Life Success
For Students With Learning Disabilities:
A Teacher Guide


Emotional Coping Strategies: Secondary Grades

Introductory Activity 

As you introduce emotional coping strategies, add it to the chart entitled “Keys to Success.”  Have class define “emotional coping strategies” in their own words.   Post word cards, posters, and lists brainstormed and created through classroom activities.
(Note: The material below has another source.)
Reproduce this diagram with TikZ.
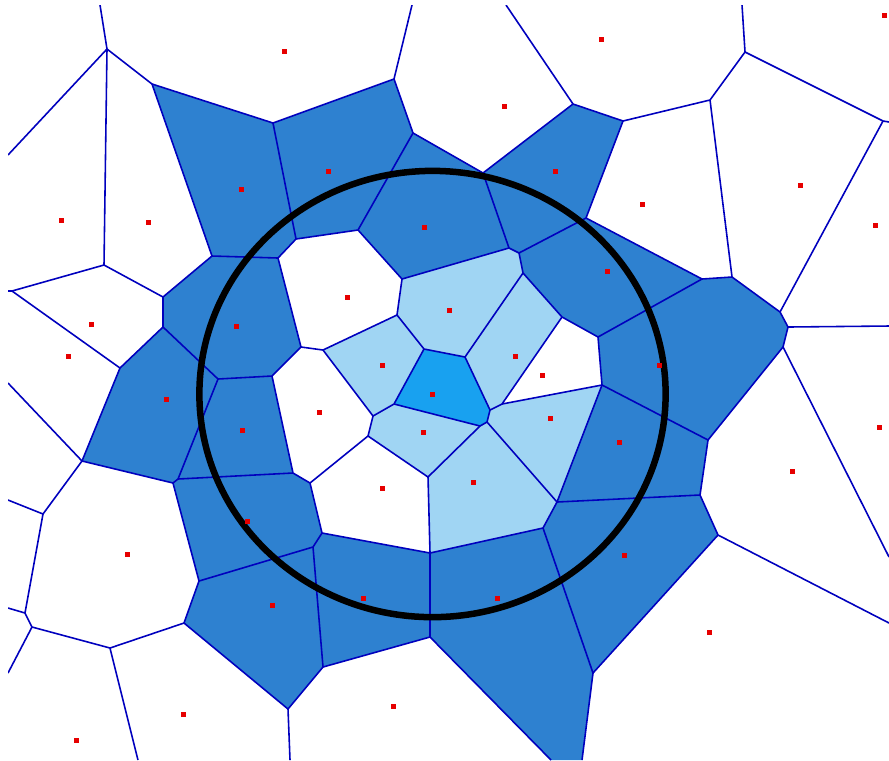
\documentclass[tikz,border=0pt]{standalone}
\usepackage{tikz}

\definecolor{celldark}{RGB}{46,129,208}
\definecolor{celllight}{RGB}{160,213,243}
\definecolor{cellmid}{RGB}{24,161,240}
\definecolor{edgeblue}{RGB}{0,0,190}
\definecolor{sitered}{RGB}{230,0,0}

\begin{document}
\begin{tikzpicture}[x=0.01cm,y=-0.01cm,
    edge/.style={draw=edgeblue,line width=0.45pt,line join=round},
    site/.style={rectangle,fill=sitered,minimum size=0.05cm,inner sep=0pt}]
\useasboundingbox (0,0) rectangle (889,760);
\fill[white] (0,0) rectangle (889,760);

\coordinate (a1) at (107,49);
\coordinate (a2) at (152,84);
\coordinate (a3) at (273,123);
\coordinate (a4) at (394,79);
\coordinate (a5) at (413,133);
\coordinate (a6) at (296,239);
\coordinate (a7) at (278,258);
\coordinate (a8) at (212,256);
\coordinate (a9) at (358,230);
\coordinate (a10) at (483,173);
\coordinate (a11) at (573,104);
\coordinate (a12) at (623,121);
\coordinate (a13) at (710,100);
\coordinate (a14) at (745,52);
\coordinate (a15) at (883,121);
\coordinate (a16) at (586,218);
\coordinate (a17) at (509,248);
\coordinate (a18) at (519,253);
\coordinate (a19) at (523,273);
\coordinate (a20) at (402,279);
\coordinate (a21) at (397,315);
\coordinate (a22) at (424,349);
\coordinate (a23) at (465,357);
\coordinate (a24) at (562,317);
\coordinate (a25) at (598,337);
\coordinate (a26) at (702,279);
\coordinate (a27) at (732,277);
\coordinate (a28) at (780,312);
\coordinate (a29) at (788,327);
\coordinate (a30) at (783,347);
\coordinate (a31) at (708,440);
\coordinate (a32) at (602,385);
\coordinate (a33) at (502,404);
\coordinate (a34) at (490,410);
\coordinate (a35) at (487,422);
\coordinate (a36) at (480,426);
\coordinate (a37) at (394,404);
\coordinate (a38) at (373,416);
\coordinate (a39) at (323,350);
\coordinate (a40) at (301,347);
\coordinate (a41) at (272,376);
\coordinate (a42) at (218,379);
\coordinate (a43) at (163,327);
\coordinate (a44) at (163,297);
\coordinate (a45) at (104,265);
\coordinate (a46) at (12,291);
\coordinate (a47) at (120,368);
\coordinate (a48) at (82,461);
\coordinate (a49) at (178,479);
\coordinate (a50) at (173,483);
\coordinate (a51) at (293,473);
\coordinate (a52) at (310,483);
\coordinate (a53) at (368,436);
\coordinate (a54) at (428,477);
\coordinate (a55) at (557,502);
\coordinate (a56) at (543,528);
\coordinate (a57) at (430,553);
\coordinate (a58) at (322,533);
\coordinate (a59) at (313,547);
\coordinate (a60) at (199,581);
\coordinate (a61) at (184,623);
\coordinate (a62) at (110,648);
\coordinate (a63) at (32,627);
\coordinate (a64) at (25,613);
\coordinate (a65) at (43,514);
\coordinate (a66) at (288,709);
\coordinate (a67) at (323,667);
\coordinate (a68) at (430,637);
\coordinate (a69) at (593,673);
\coordinate (a70) at (718,535);
\coordinate (a71) at (700,495);

\coordinate (b1) at (100,5);
\coordinate (b2) at (412,5);
\coordinate (b3) at (506,5);
\coordinate (b4) at (742,5);
\coordinate (b5) at (889,122);
\coordinate (b6) at (889,326);
\coordinate (b7) at (889,557);
\coordinate (b8) at (889,623);
\coordinate (b9) at (582,760);
\coordinate (b10) at (551,760);
\coordinate (b11) at (290,760);
\coordinate (b12) at (138,760);
\coordinate (b13) at (8,673);
\coordinate (b14) at (8,608);
\coordinate (b15) at (8,500);
\coordinate (b16) at (8,383);
\coordinate (b17) at (8,291);
\coordinate (b18) at (8,155);

\begin{scope}
\clip (8,5) rectangle (889,760);
\fill[celldark] (a2) -- (a3) -- (a6) -- (a7) -- (a8) -- cycle;
\fill[celldark] (a3) -- (a4) -- (a5) -- (a9) -- (a6) -- cycle;
\fill[celldark] (a9) -- (a5) -- (a10) -- (a17) -- (a20) -- cycle;
\fill[celldark] (a10) -- (a11) -- (a12) -- (a16) -- (a18) -- (a17) -- cycle;
\fill[celldark] (a16) -- (a26) -- (a25) -- (a24) -- (a19) -- (a18) -- cycle;
\fill[celldark] (a44) -- (a8) -- (a7) -- (a40) -- (a41) -- (a42) -- (a43) -- cycle;
\fill[celldark] (a25) -- (a26) -- (a27) -- (a28) -- (a29) -- (a30) -- (a31) -- (a32) -- cycle;
\fill[celldark] (a43) -- (a42) -- (a49) -- (a50) -- (a48) -- (a47) -- cycle;
\fill[celldark] (a42) -- (a41) -- (a51) -- (a49) -- cycle;
\fill[celldark] (a32) -- (a31) -- (a71) -- (a55) -- cycle;
\fill[celldark] (a50) -- (a49) -- (a51) -- (a52) -- (a58) -- (a59) -- (a60) -- cycle;
\fill[celldark] (a55) -- (a71) -- (a70) -- (a69) -- (a56) -- cycle;
\fill[celldark] (a58) -- (a57) -- (a68) -- (a67) -- (a59) -- cycle;
\fill[celldark] (a57) -- (a56) -- (a69) -- (b9) -- (b10) -- (a68) -- cycle;
\fill[celldark] (a60) -- (a59) -- (a67) -- (a66) -- (a61) -- cycle;

\fill[celllight] (a20) -- (a17) -- (a18) -- (a19) -- (a23) -- (a22) -- (a21) -- cycle;
\fill[celllight] (a19) -- (a24) -- (a33) -- (a34) -- (a23) -- cycle;
\fill[celllight] (a39) -- (a21) -- (a22) -- (a37) -- (a38) -- cycle;
\fill[celllight] (a34) -- (a33) -- (a32) -- (a55) -- (a35) -- cycle;
\fill[celllight] (a37) -- (a36) -- (a54) -- (a53) -- (a38) -- cycle;
\fill[celllight] (a36) -- (a35) -- (a55) -- (a56) -- (a57) -- (a54) -- cycle;

\fill[cellmid] (a22) -- (a23) -- (a34) -- (a35) -- (a36) -- (a37) -- cycle;

\draw[edge] (b18) -- (a1) -- (b1);
\draw[edge] (a1) -- (a2) -- (a3) -- (a4) -- (b2);
\draw[edge] (a1) -- (a45) -- (a46) -- (b17);
\draw[edge] (a2) -- (a8) -- (a44) -- (a45);
\draw[edge] (a3) -- (a6) -- (a9) -- (a5) -- (a4);
\draw[edge] (a6) -- (a7) -- (a8);
\draw[edge] (a7) -- (a40) -- (a41) -- (a42) -- (a43) -- (a44);
\draw[edge] (a5) -- (a10) -- (a11) -- (b3);
\draw[edge] (a11) -- (a12) -- (a13) -- (a14) -- (b4);
\draw[edge] (a14) -- (a15) -- (b5);
\draw[edge] (a15) -- (a28) -- (a29) -- (b6);
\draw[edge] (a13) -- (a27) -- (a28);
\draw[edge] (a12) -- (a16) -- (a26) -- (a27);
\draw[edge] (a16) -- (a18) -- (a17) -- (a10);
\draw[edge] (a17) -- (a20) -- (a9);
\draw[edge] (a18) -- (a19) -- (a24) -- (a25) -- (a26);
\draw[edge] (a19) -- (a23) -- (a22) -- (a21) -- (a20);
\draw[edge] (a21) -- (a39) -- (a40);
\draw[edge] (a22) -- (a37) -- (a38) -- (a39);
\draw[edge] (a23) -- (a34) -- (a35) -- (a36) -- (a37);
\draw[edge] (a24) -- (a33) -- (a34);
\draw[edge] (a33) -- (a32) -- (a25);
\draw[edge] (a32) -- (a31) -- (a30) -- (a29);
\draw[edge] (a30) -- (b7);
\draw[edge] (a31) -- (a71) -- (a70) -- (b8);
\draw[edge] (a32) -- (a55) -- (a71);
\draw[edge] (a35) -- (a55) -- (a56) -- (a69) -- (a70);
\draw[edge] (a69) -- (b9);
\draw[edge] (a36) -- (a54) -- (a53) -- (a38);
\draw[edge] (a54) -- (a57) -- (a56);
\draw[edge] (a57) -- (a68) -- (b10);
\draw[edge] (a57) -- (a58) -- (a52) -- (a53);
\draw[edge] (a52) -- (a51) -- (a41);
\draw[edge] (a51) -- (a49) -- (a42);
\draw[edge] (a49) -- (a50) -- (a48) -- (a47) -- (a43);
\draw[edge] (a47) -- (a46);
\draw[edge] (a48) -- (b16);
\draw[edge] (a48) -- (a65) -- (b15);
\draw[edge] (a65) -- (a64) -- (b14);
\draw[edge] (a64) -- (a63) -- (b13);
\draw[edge] (a63) -- (a62) -- (b12);
\draw[edge] (a62) -- (a61) -- (a60) -- (a50);
\draw[edge] (a60) -- (a59) -- (a58);
\draw[edge] (a59) -- (a67) -- (a68);
\draw[edge] (a67) -- (a66) -- (a61);
\draw[edge] (a66) -- (b11);
\end{scope}

\draw[line width=0.065cm] (432.5,394) ellipse [x radius=2.33cm, y radius=2.23cm];

\node[site] (s1) at (284,51) {};
\node[site] (s2) at (601,39) {};
\node[site] (s3) at (884,15) {};
\node[site] (s4) at (504,106) {};
\node[site] (s5) at (241,189) {};
\node[site] (s6) at (328,171) {};
\node[site] (s7) at (555,171) {};
\node[site] (s8) at (800,185) {};
\node[site] (s9) at (642,204) {};
\node[site] (s10) at (61,220) {};
\node[site] (s11) at (148,222) {};
\node[site] (s12) at (424,227) {};
\node[site] (s13) at (875,225) {};
\node[site] (s14) at (607,271) {};
\node[site] (s15) at (347,297) {};
\node[site] (s16) at (449,310) {};
\node[site] (s17) at (91,324) {};
\node[site] (s18) at (236,326) {};
\node[site] (s19) at (68,356) {};
\node[site] (s20) at (515,356) {};
\node[site] (s21) at (382,365) {};
\node[site] (s22) at (659,365) {};
\node[site] (s23) at (542,375) {};
\node[site] (s24) at (432,394) {};
\node[site] (s25) at (166,399) {};
\node[site] (s26) at (319,412) {};
\node[site] (s27) at (550,418) {};
\node[site] (s28) at (242,430) {};
\node[site] (s29) at (423,432) {};
\node[site] (s30) at (879,427) {};
\node[site] (s31) at (619,442) {};
\node[site] (s32) at (792,471) {};
\node[site] (s33) at (473,482) {};
\node[site] (s34) at (382,488) {};
\node[site] (s35) at (247,521) {};
\node[site] (s36) at (127,554) {};
\node[site] (s37) at (624,555) {};
\node[site] (s38) at (363,598) {};
\node[site] (s39) at (497,598) {};
\node[site] (s40) at (272,605) {};
\node[site] (s41) at (709,632) {};
\node[site] (s42) at (393,706) {};
\node[site] (s43) at (183,714) {};
\node[site] (s44) at (76,740) {};
\end{tikzpicture}
\end{document}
Review at the beginning of each day or class period and infuse through the curriculum.  Reinforce and refer to each attribute using “teachable moments” throughout the school day.  Have students find examples of success attributes in current events, news stories, TV programs, peer experiences, and their own experiences, and create a bulletin board with the appropriate attribute as a label.

General Activities

  • Have students discuss/write about the circumstances that create the greatest stress in their lives.
  • Have students make a list of how their bodies feel when they begin to feel stressed.
  • Have students discuss “warning signs” of stress and how to employ coping strategies or access help if they reach a critical point.
  • Teach students basic relaxation/stress-reduction techniques (e.g., deep breathing, muscle relaxation).

 

Extension Activities

 Coping Strategies

  • Show the class 7-8 pictures of individuals and identify/label the emotions displayed (example: anger, fear, frustration, confusion, daydreaming, joy, peace).
  • Talk with students about typical situations that evoke those emotions in general and in relation to their learning difficulties.
  • Have students draw pictures of or describe situations that trigger those emotions and role-play helpful and unhelpful ways to react.  Chart the trigger behaviors and the “Helpful Coping Strategies”/“Unhelpful Coping Strategies” and post in the class.
  • Have students divide sheets of paper into three columns.
  • In the first column, have students briefly describe a situation that triggers in them a particular emotion.  In the second column they are to identify the behavior they exhibit when they feel that emotion.  In the third column they are to list several helpful coping strategies.  Model doing this for one emotion before asking students to do this activity (example:  frustration:  a sheet full of hard math problems; only complete two problems; ask the teacher or a peer for help).
  • Allow students to form small groups and share their papers.  Each group picks one student’s placemat to act out for the class.  After acting out the situation, behavior and coping strategy, the class brainstorms a different coping strategy or the small group acts out a different coping strategy to the situation.
  • Record strategies on a chart labeled “Good Coping Strategies.”

 

“52 Ways to Find Serenity”

  • Purchase the deck of cards with this title by Lynn Gordon.
  • Review some of the ways to recognize that you are under stress (e.g., physical signs such as, restlessness, feeling nervous, frightened, irritated).
  • Go over the cards, asking for a show of hands for students who have used the solution or one similar.  Ask a few students to share their experiences with the solution:
    • Did it work?
    • Was it difficult to do?
    • Did you feel awkward trying it?
    • Did it involve others?  If so, was it difficult to find people to participate?
  • After going over several cards, place the deck in an accessible place and tell students that when they become stressed throughout the day, they can draw a card and try a new solution or keep drawing until they find asolution that appeals to them. 
  • Go over several cards each day for a week or so as indicated above, until students are familiar with the deck.